Von Psychologie bis Praxisforschung
Das Team des Verbundprojekts ist interdisziplinär, einige Projektbausteine werden die Wissenschaftler*innen der drei Standorte gemeinsam bearbeiten. Neben Dr. Friederike Hendriks und Professorin Monika Taddicken (Psychologie und Kommunikationswissenschaft) an der TU Braunschweig verantworten Professor Mario Gollwitzer und Dr. Marlene Altenmüller (Psychologie) das Teilprojekt an der Ludwig-Maximilians-Universität München. Vom Museum für Naturkunde Berlin beteiligen sich Dr. Susanne Hecker und Silke Voigt-Heucke (Praxisforschung Citizen Science).
„Die Interdisziplinarität ist unsere große Stärke und reizt mich zudem auch sehr. Aus meiner Nachwuchsgruppe wissen wir, wie positiv sich Interdisziplinarität auf den Erkenntnisgewinn auswirkt. In der Psychologie und Kommunikationswissenschaft bringen wir Expertise zur Vertrauensforschung und Metawissenschaft zusammen. Außerdem haben wir das Handwerkszeug, die Wirkungen von Wissenschaftskommunikation und Medienberichterstattung auf die Wahrnehmung von Citizen Science in Wissenschaft und breiter Öffentlichkeit zu untersuchen. Ohne die Praxisforschung könnten wir zudem gar nicht so intensiv in die Begleitforschung von bürgerwissenschaftlichen Projekten einsteigen“, sagt Friederike Hendriks.

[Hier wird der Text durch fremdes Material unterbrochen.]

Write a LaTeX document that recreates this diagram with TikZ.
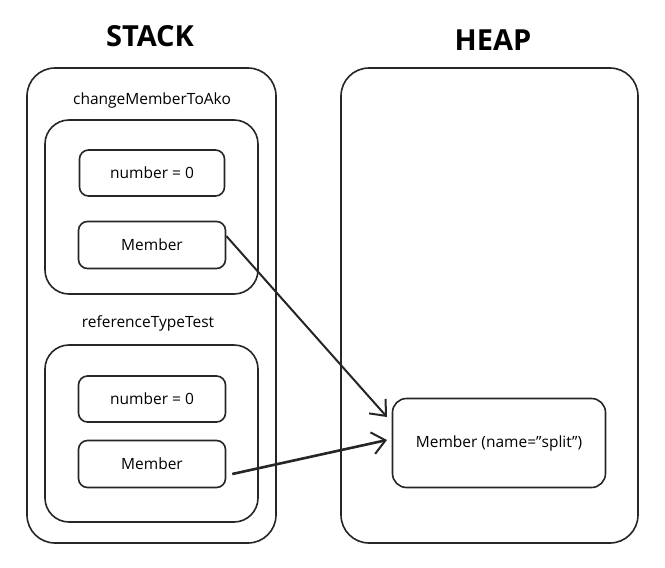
\documentclass[tikz,border=0pt]{standalone}
\usepackage{fontspec}
\setmainfont{Open Sans}
\usetikzlibrary{arrows.meta}
\begin{document}
\begin{tikzpicture}[x=1pt,y=-1pt,
  frame/.style={draw=black!85,line width=1.6pt},
  bigbox/.style={frame,rounded corners=28pt},
  midbox/.style={frame,rounded corners=24pt},
  cell/.style={frame,rounded corners=9pt},
  lbl/.style={font=\fontsize{15.5}{18}\selectfont},
  ttl/.style={font=\fontsize{29}{32}\selectfont\bfseries},
  ptr/.style={draw=black!85,line width=2pt,-{Straight Barb[length=13pt,width=22pt,line width=2pt]}}]
\useasboundingbox (0,0) rectangle (665,568);
\fill[white] (0,0) rectangle (665,568);
% titles
\node[ttl] (stackt) at (150,36) {STACK};
\node[ttl] (heapt) at (493,40) {HEAP};
% outer boxes
\draw[bigbox] (27,68) rectangle (276,543);
\draw[bigbox] (341,68) rectangle (638,543);
% frame 1
\node[lbl] (f1) at (152,100) {changeMemberToAko};
\draw[midbox] (45,120) rectangle (258,294);
\node[cell,minimum width=145pt,minimum height=46pt,lbl] (n1) at (152,173) {number = 0};
\node[cell,minimum width=147pt,minimum height=47pt,lbl] (m1) at (152,245) {Member};
% frame 2
\node[lbl] (f2) at (148,323) {referenceTypeTest};
\draw[midbox] (45,345) rectangle (258,522);
\node[cell,minimum width=147pt,minimum height=46pt,lbl] (n2) at (152,399) {number = 0};
\node[cell,minimum width=147pt,minimum height=47pt,lbl] (m2) at (152,464) {Member};
% heap object
\node[cell,rounded corners=14pt,minimum width=213pt,minimum height=89pt,lbl] (obj) at (499,443) {Member (name="split")};
\coordinate (t1) at (387,417);
\coordinate (t2) at (387,440);
\draw[ptr] (m1.east) ++(0,-9) -- (t1);
\draw[ptr,line width=2.6pt] ([xshift=6pt,yshift=-10pt]m2.east) -- (t2);
\end{tikzpicture}
\end{document}
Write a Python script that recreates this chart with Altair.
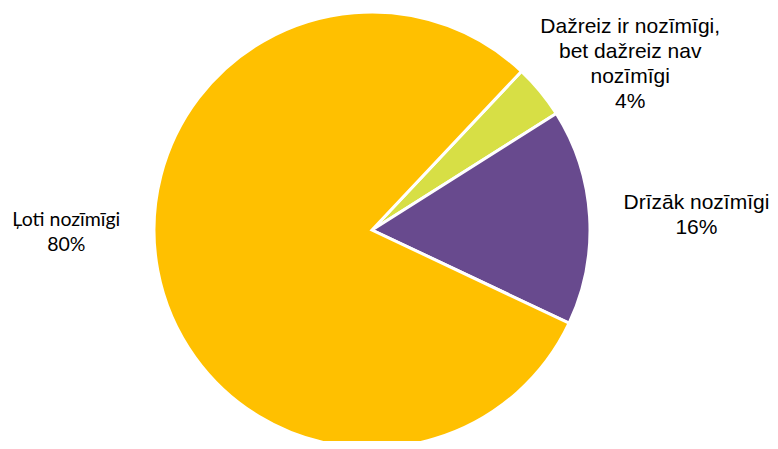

Die im Projekt gesammelten Erkenntnisse wird das Forschungsteam nicht nur in der Fachcommunity präsentieren und wissenschaftlich publizieren. Am Ende der dreijährigen Laufzeit des Projekts steht ein Workshop mit Forscher*innen und Praktiker*innen aus dem Forschungsfeld Citizen Science sowie eine große Abschlussveranstaltung. Hier stellt das Team im Projekt entwickelte Praxisempfehlungen für die vertrauenssensible Kommunikation innerhalb von Citizen Science-Projekten, aber auch für die Wissenschaftskommunikation über Citizen Science vor.
Projektdaten
Das Verbundprojekt „Trust in Citizen Science (TiCS)“ wird für drei Jahre vom Bundesministerium für Bildung und Forschung (BMBF) im Rahmen der Förderrichtline Wissenschaftskommunikation mit rund 876.000 Euro gefördert. Davon gehen rund 413.000 Euro an die TU Braunschweig. Neben dem Institut für Kommunikationswissenschaft und der Nachwuchsforschungsgruppe fourC aus Braunschweig, sind die Ludwig-Maximilians-Universität München und das Museum für Naturkunde Berlin am Projekt beteiligt.